The portion of Americans who indicated that it is a good time to buy in March–73 percent –was up 3 percentage points. The percentage of those who said it is a good time to sell rose by 1 percentage point to 14 percent. The portion of participants who expected home prices to increase over the next 12 months improved to a third last month, from 28 percent. On average, consumers expected U.S. home prices to increase 0.9 percent. A record 49 percent of respondents expected rental prices to increase, the highest number since Fannie Mae began tracking the metric in June 2010. On average, consumers expected rents to rise 4.1 percent. Also, more respondents expect that mortgage rates–currently around historic lows–will increase over the next year: at 39 percent, up by 5 percentage points.

The notion that we are fast heading into a housing  buyers market stems in part from new Census Bureau data from the Housing Vacancy Survey showing that household growth remained stagnant in 2011, rising only 0.6 percent. While that is in line with household growth since 2007, it is still well below household growth rates in the early part of the decade. “This is good news for the housing sector as it implies that there is pent-up household information demand,” Fleming wrote.

In February, sales increased 11.5 percent from a year ago to 280,100 units. Over the past 12 months, there were 3.9 million homes sold, which is slightly above the pace in calendar year 2011, but below 2010's pace. The distressed sale share dropped to 26.1 percent in February, down from 28.4 percent in January, staying within a narrow range since last summer.

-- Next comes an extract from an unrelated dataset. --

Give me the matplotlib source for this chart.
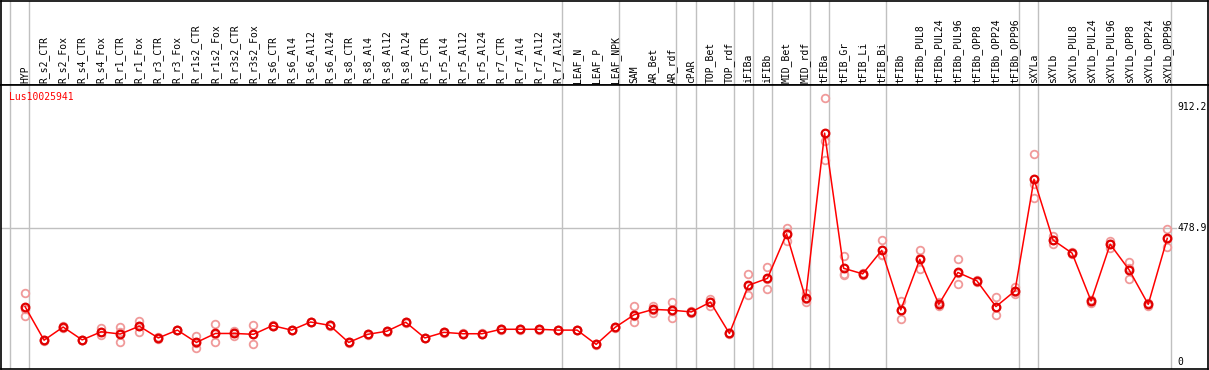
import matplotlib
matplotlib.use("Agg")
import matplotlib.pyplot as plt

# categories (x axis, drawn as rotated header labels)
samples = ["HYP", "R_s2_CTR", "R_s2_Fox", "R_s4_CTR", "R_s4_Fox", "R_r1_CTR", "R_r1_Fox",
           "R_r3_CTR", "R_r3_Fox", "R_r1s2_CTR", "R_r1s2_Fox", "R_r3s2_CTR", "R_r3s2_Fox",
           "R_s6_CTR", "R_s6_Al4", "R_s6_Al12", "R_s6_Al24", "R_s8_CTR", "R_s8_Al4",
           "R_s8_Al12", "R_s8_Al24", "R_r5_CTR", "R_r5_Al4", "R_r5_Al12", "R_r5_Al24",
           "R_r7_CTR", "R_r7_Al4", "R_r7_Al12", "R_r7_Al24", "LEAF_N", "LEAF_P", "LEAF_NPK",
           "SAM", "AR_Bet", "AR_rdf", "cPAR", "TOP_Bet", "TOP_rdf", "iFIBa", "iFIBb",
           "MID_Bet", "MID_rdf", "tFIBa", "tFIB_Gr", "tFIB_Li", "tFIB_Bi", "tFIBb",
           "tFIBb_PUL8", "tFIBb_PUL24", "tFIBb_PUL96", "tFIBb_OPP8", "tFIBb_OPP24",
           "tFIBb_OPP96", "sXYLa", "sXYLb", "sXYLb_PUL8", "sXYLb_PUL24", "sXYLb_PUL96",
           "sXYLb_OPP8", "sXYLb_OPP24", "sXYLb_OPP96"]

# mean expression
means = [198, 78, 125, 79, 108, 100, 128, 86, 114, 70, 102, 102, 99,
         130, 114, 143, 131, 70, 99, 110, 142, 86, 106, 101, 101,
         117, 117, 117, 114, 114, 63, 124,
         169, 188, 185, 179, 214, 102, 274, 299,
         458, 228, 818, 335, 315, 399, 186,
         367, 206, 320, 290, 198, 254,
         653, 436, 389, 218, 421, 329, 206, 442]

# replicate values
rep_a = [245, 80, 127, 80, 120, 124, 146, 88, 115, 92, 136, 111, 131,
         131, 115, 144, 132, 71, 100, 111, 143, 87, 107, 102, 102,
         118, 118, 118, 115, 115, 64, 125,
         200, 201, 214, 182, 226, 104, 313, 340,
         478, 245, 942, 379, 318, 435, 218,
         399, 214, 367, 292, 231, 269,
         742, 452, 392, 212, 432, 356, 200, 474]
rep_b = [190, 75, 123, 77, 108, 106, 128, 84, 113, 68, 101, 102, 100,
         129, 113, 142, 130, 69, 98, 109, 141, 85, 105, 100, 100,
         116, 116, 116, 113, 113, 62, 123,
         163, 187, 184, 176, 216, 101, 271, 298,
         461, 226, 790, 313, 312, 381, 186,
         370, 204, 317, 290, 195, 250,
         636, 436, 389, 222, 423, 335, 206, 440]
rep_c = [165, 78, 125, 79, 97, 70, 108, 86, 114, 51, 70, 94, 66,
         130, 114, 143, 131, 70, 99, 110, 142, 86, 106, 101, 101,
         117, 117, 117, 114, 114, 63, 124,
         144, 176, 156, 179, 200, 102, 238, 260,
         434, 213, 722, 311, 314, 382, 154,
         331, 200, 278, 287, 167, 242,
         585, 421, 385, 220, 406, 296, 212, 412]

# group boundaries (after these sample indices)
group_ends = [-1, 0, 28, 31, 34, 35, 37, 38, 39, 41, 42, 45, 52, 53, 60]
ref_lines = [912.2, 478.9, 0]
gene = "Lus10025941"

W, H = 1209, 370
fig = plt.figure(figsize=(W / 100, H / 100), dpi=100)
head_h = 85
hdr = fig.add_axes([0.5 / W, 1 - head_h / H, 1207.5 / W, head_h / H - 0.5 / H])
ax = fig.add_axes([0.5 / W, 1.0 / H, 1207.5 / W, (H - head_h - 1.0) / H])

xlim = (-1.29, 62.14)
for a in (hdr, ax):
    a.set_xlim(*xlim)
    a.set_xticks([])
    a.set_yticks([])
    for s in a.spines.values():
        s.set_color("black")
        s.set_linewidth(1.2)
    for g in group_ends:
        a.axvline(g + 0.22, color="#c0c0c0", lw=1, zorder=0)

mono = "DejaVu Sans Mono"
hdr.set_ylim(0, head_h)
for i, name in enumerate(samples):
    hdr.text(i, 2.5, name, rotation=90, ha="center", va="bottom",
             fontsize=7, family=mono, color="black")

ax.set_ylim(-25, 990)
ax.plot([xlim[0], 60.45], [478.9, 478.9], color="#c0c0c0", lw=1, zorder=0)
for v in ref_lines:
    ax.text(60.55, v, f"{v:g}", ha="left", va="center", fontsize=7, family=mono,
            color="black")

xs = list(range(len(samples)))
for reps in (rep_a, rep_b, rep_c):
    ax.plot(xs, reps, ls="none", marker="o", ms=5.5, mfc="none",
            mec="#f09a9a", mew=1.3, zorder=2)
ax.plot(xs, means, color="red", lw=1.1, marker="o", ms=5.5, mfc="none",
        mec="#e00000", mew=1.6, zorder=3)

fig.text(9.5 / W, 1 - 97 / H, gene, ha="left", va="center", fontsize=7,
         family=mono, color="red")

fig.savefig("out.png", dpi=100)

Housing affordability, a ratio of the typical household income relative to the annual income necessary to buy a median priced home at prevailing mortgages rates and under reasonable underwriting criteria,  decreased dramatically in the early to mid 2000’s as home prices rose, despite low mortgage rates.  Since the peak in home prices, mortgage rates have declined even further, home prices have declined and affordability has risen dramatically, according to the report.

In short, housing affordability is at levels not seen since prior to the early 1990s and is almost twice the level that it was in April 2006, the peak month for house price levels, when housing was the least affordable.

“While real estate professional often say that ‘now is a good time to buy,’ it is clear today that April 2006 was probably not a good time to buy, while now may well be the time,” the report states.